Jennifer Willging (Ohio State University)
French/American Cultural Relations: From Jazz to Freedom Fries

In response to my department chair’s plea last year for a faculty member to come up with a course in French culture “jazzy” enough to appeal to a broad cross-section of undergraduates, I developed something more literally “jazzy” than my chair had anticipated: French 153, “French/American Cultural Relations: From Jazz to Freedom Fries.” I am currently in the third week of teaching this course for the first time, and so far, so good. I conceived the course to be taught in English so that, in these days of shrinking enrollments in foreign language, it would attract a relatively large audience and so that it could fulfill for these non-francophones a “Cultures and Ideas” General Education Requirement. In teaching this course, my objectives for students are to help them to understand better 1) France's essential role in the formation of the United States and its democratic institutions; 2) France's position on many of the cultural phenomena the U.S. has exported to that country especially since World War I; 3) the causes of the resentments that the (especially cultural) influence of each nation upon the other has generated and continues to generate today; and finally, 4) that familiarity with a foreign culture can produce an illuminating estrangement from the students’ own culture by seeing it through the eyes of the “other.” While students analyze texts produced from both American and French perspectives, the course places more emphasis on the latter, since I assume that most students will already have some familiarity with popular American conceptions of France and its people.
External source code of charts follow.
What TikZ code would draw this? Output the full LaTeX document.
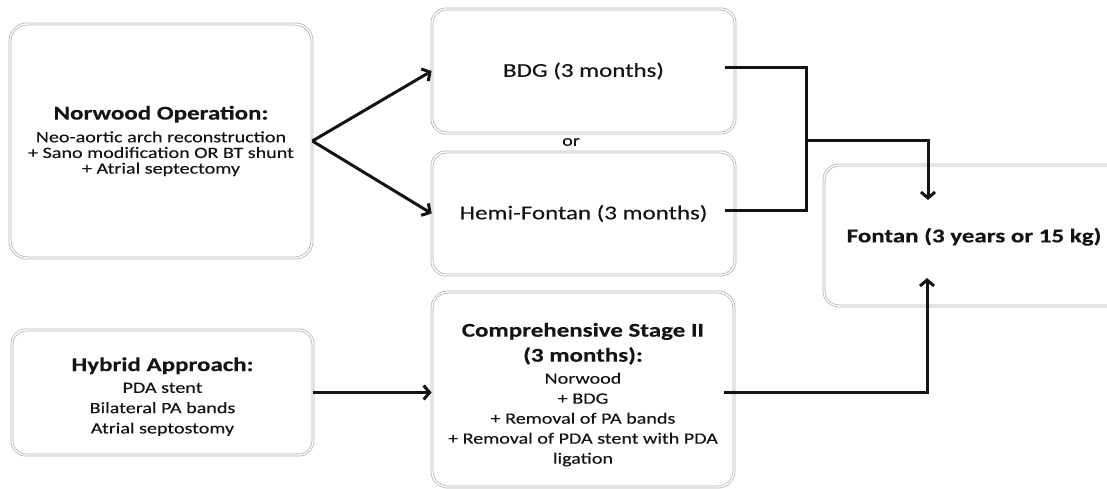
\documentclass[tikz,border=0pt]{standalone}
\usepackage{fontspec}
\setmainfont{Carlito}[FakeStretch=1.28,FakeBold=0.35]
\usetikzlibrary{arrows.meta,calc}
\newcommand\hdg{\bfseries\fontsize{19.5}{24}\selectfont}
\begin{document}
\begin{tikzpicture}[x=1pt,y=-1pt,
  box/.style={draw=black!30, line width=0.75pt, double=white, double distance=1.4pt,
    rounded corners=14pt, inner sep=0pt, align=center, text=black!92},
  conn/.style={line width=3pt, line join=miter, draw=black!92},
  arr/.style={conn, -{Straight Barb[length=6pt,width=14pt]}},
  ]
\useasboundingbox (0,0) rectangle (1107,489);

\node[box, minimum width=302pt, minimum height=234pt, rounded corners=17pt,
  font=\fontsize{15.7}{15.7}\selectfont] (nor) at (161,141)
  {{\hdg Norwood Operation:}\\[7pt] Neo-aortic arch reconstruction\\
   + Sano modification OR BT shunt\\ + Atrial septectomy};

\node[box, minimum width=303pt, minimum height=124pt,
  font=\fontsize{19.5}{24}\selectfont] (bdg) at (583.5,71) {BDG (3 months)};

\node[text=black!92, font=\fontsize{15.7}{20}\selectfont] (or) at (571,142) {or};

\node[box, minimum width=303pt, minimum height=123pt,
  font=\fontsize{19.5}{24}\selectfont] (hemi) at (583.5,213.5) {Hemi-Fontan (3 months)};

\node[box, minimum width=300pt, minimum height=141pt, rounded corners=15pt,
  font=\bfseries\fontsize{19.5}{24}\selectfont] (fontan) at (974,235.5)
  {\rule{0pt}{17pt}Fontan (3 years or 15 kg)};

\node[box, minimum width=301pt, minimum height=125pt,
  font=\fontsize{15.7}{20.3}\selectfont] (hyb) at (162.5,392.5)
  {{\hdg\rule{0pt}{22pt}Hybrid Approach:}\\[1.5pt] PDA stent\\ Bilateral PA bands\\ Atrial septostomy};

\node[box, minimum width=302pt, minimum height=195pt, rounded corners=16pt,
  font=\fontsize{15.7}{20}\selectfont] (comp) at (583,389.5)
  {{\hdg\rule{0pt}{24pt}Comprehensive Stage II}\\[5pt] {\hdg (3 months):}\\[2pt] Norwood\\ + BDG\\
   + Removal of PA bands\\ + Removal of PDA stent with PDA\\ ligation};

\coordinate (j) at (806,141);
\coordinate (ftop) at (928,200);
\coordinate (fbot) at (927,278);

\draw[arr] (nor.east) -- (bdg.west);
\draw[arr] (nor.east) -- (hemi.west);
\draw[conn] ($(bdg.east)+(-10,-3)$) -| (j);
\draw[conn] ($(hemi.east)+(-10,-3.5)$) -| (j);
\draw[arr] (j) -| (ftop);
\draw[arr] (hyb.east) -- (hyb.east -| comp.west);
\draw[arr] ($(comp.east |- hyb.east)+(-10,0)$) -| (fbot);
\end{tikzpicture}
\end{document}
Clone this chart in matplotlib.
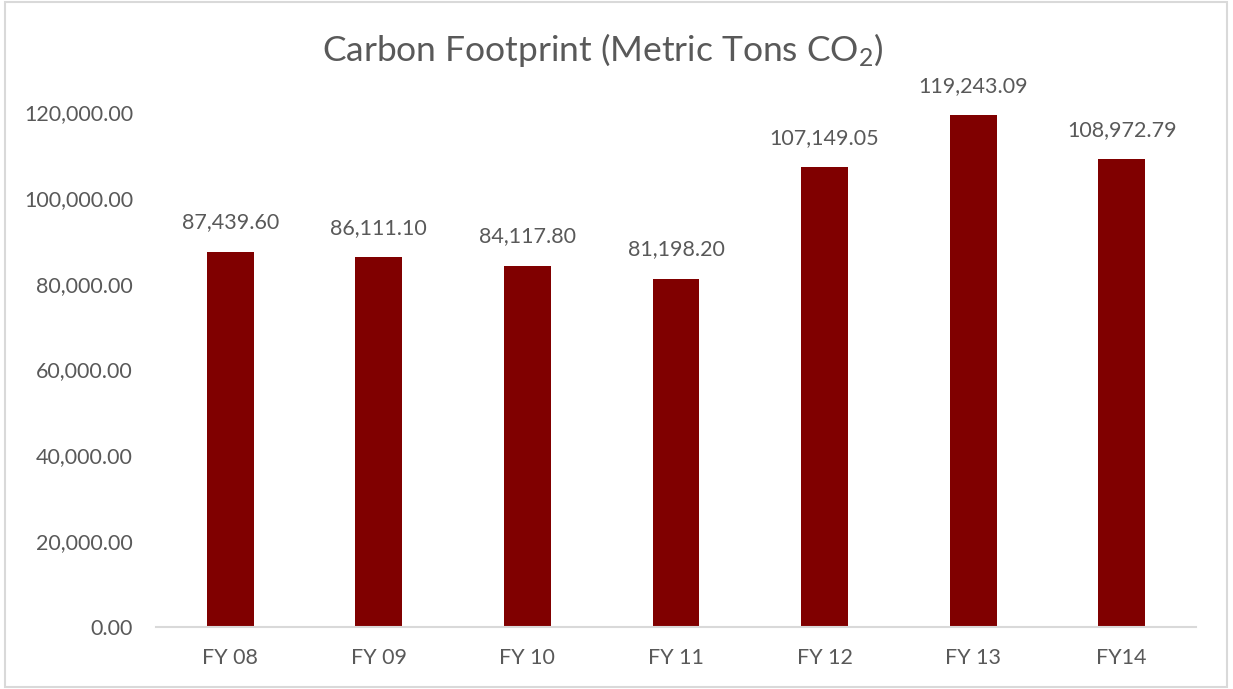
import matplotlib.pyplot as plt
from matplotlib.patches import Rectangle
from matplotlib.ticker import FuncFormatter

plt.rcParams['font.family'] = ['Lato', 'DejaVu Sans']
plt.rcParams['mathtext.fontset'] = 'custom'
plt.rcParams['mathtext.rm'] = 'Lato'
plt.rcParams['mathtext.it'] = 'Lato'

years = ['FY 08', 'FY 09', 'FY 10', 'FY 11', 'FY 12', 'FY 13', 'FY14']
tons = [87439.60, 86111.10, 84117.80, 81198.20, 107149.05, 119243.09, 108972.79]

text_col = '#595959'
bar_col = '#800000'

fig = plt.figure(figsize=(12.33, 6.89), dpi=100)
ax = fig.add_axes([156 / 1233, 1 - 627 / 689, 1040 / 1233, 515 / 689])

x = range(len(years))
bars = ax.bar(x, tons, width=0.316, color=bar_col)

for b, v in zip(bars, tons):
    ax.annotate(f'{v:,.2f}', (b.get_x() + b.get_width() / 2, v),
                xytext=(0, 14), textcoords='offset points',
                ha='center', va='bottom', fontsize=15.5, color=text_col)

ax.set_xlim(-0.5, len(years) - 0.5)
ax.set_ylim(0, 120000)
ax.set_yticks(range(0, 120001, 20000))
ax.yaxis.set_major_formatter(FuncFormatter(lambda v, p: f'{v:,.2f}'))
ax.set_xticks(list(x))
ax.set_xticklabels(years)
ax.tick_params(axis='both', length=0, labelsize=15.5, labelcolor=text_col)
ax.tick_params(axis='x', pad=15)
ax.tick_params(axis='y', pad=16.5)

for s in ['top', 'right', 'left']:
    ax.spines[s].set_visible(False)
ax.spines['bottom'].set_color('#d9d9d9')
ax.spines['bottom'].set_linewidth(1.5)

fig.text(0.489, 1 - 50 / 689, r'Carbon Footprint (Metric Tons CO$_2$)',
         ha='center', va='center', fontsize=25.5, color=text_col)

# chart area border
fig.patches.append(Rectangle((5 / 1233, 2 / 689), 1222 / 1233, 685 / 689,
                             transform=fig.transFigure, fill=False,
                             edgecolor='#d9d9d9', linewidth=1.5))

fig.savefig('out.png', dpi=100)
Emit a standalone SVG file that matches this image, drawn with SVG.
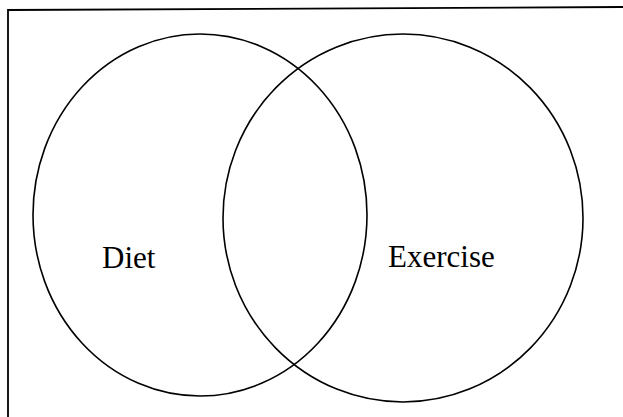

In it, students study a a range of cultural texts, from literature to comic books to popular songs, including Hergé’s Tintin in America, Duhamel’s America the Menace (Scènes de la vie future), Godard’s Breathless (A bout de souffle) and Serge Gainsbourg’s “New York USA.” At the time of the “Cold War” conference, I will have finished teaching the course, and in my paper, I will perform a post-mortem on the course (in the hopes of resuscitating it to be taught, in ever better shape, next spring quarter). Specifically, I will explore the following questions: to what extent were students already familiar with past and present French images of America? To what extent are they receptive to and sympathetic of French criticism of American culture? To what kinds of criticism are they receptive? How “French-like” are these university students?